I feel sometimes like the doctor who brings the bad news to the family. It’s not terminal, but it’s pretty dire. And as with your health, there are risk factors that can push your own status toward the more-likely-successful or the less likely. One of the features of the coming book is a quiz at the end, like one of those Cosmo Love Quizzes, to find out whether you’ll ever get a faculty job. It’s too long to put in the blog, but here are its components:

Demographics: male or female, childless or children, age at degree. Each of those offers a strength or weakness to your candidacy, and you can guess which pole is which.

Discipline and degree program: are there lots of schools that offer your discipline as an undergraduate major, or just a few (and thus few openings)? Is your doctoral program internationally recognized as a leader in that discipline?

Dissertation advisor: is your chair internationally recognized as a leader in his research? Is he well liked and well networked? And is he going to be active in talking you up among his colleagues?

Your own productivity as a grad student: have you presented at the major national conference in your discipline? Have you published in peer-reviewed journals? Have you written proposals for grant funding? Have they been successful?

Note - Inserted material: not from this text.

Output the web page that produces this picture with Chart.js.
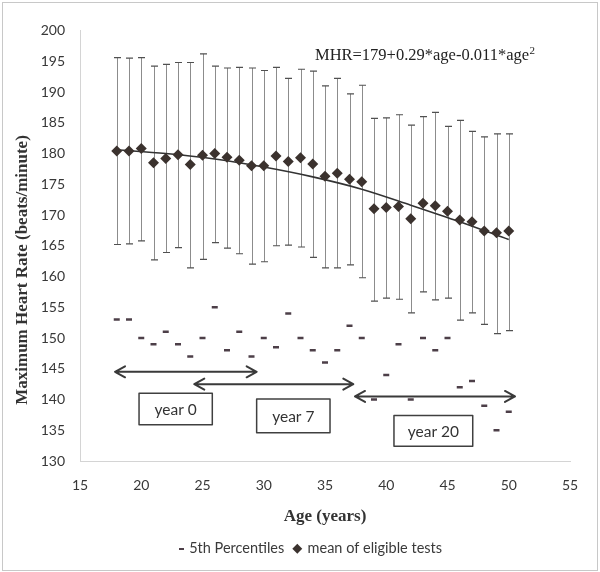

Your parents’ history: what they did for a living, where (or if) they went to college, if they understood the importance of orthodontics.

Your prior educational history: where you went for undergrad, whether you took time between undergrad and grad school.

Your self-presentation: short, average or tall; slim, average or heavy; tattoos and their class characteristics; your accent.

Your regional or institutional selectivity when you’re on the market: Will you apply for jobs from Georgia to Idaho? Red states and blue, metropolitan and rural, religious and secular? From R1 to community college? Or do you have some geographic or intellectual boundaries?

None of these answers will offer a guaranteed outcome, neither good nor ill. Your Aunt Millie might have chased her fried chicken dinner with a cigar and a Jack Daniels every night for seventy years, but you wouldn’t advise it to others. Each of these characteristics represents not certainty but likelihood, a central tendency that suggests buoyancy or descent.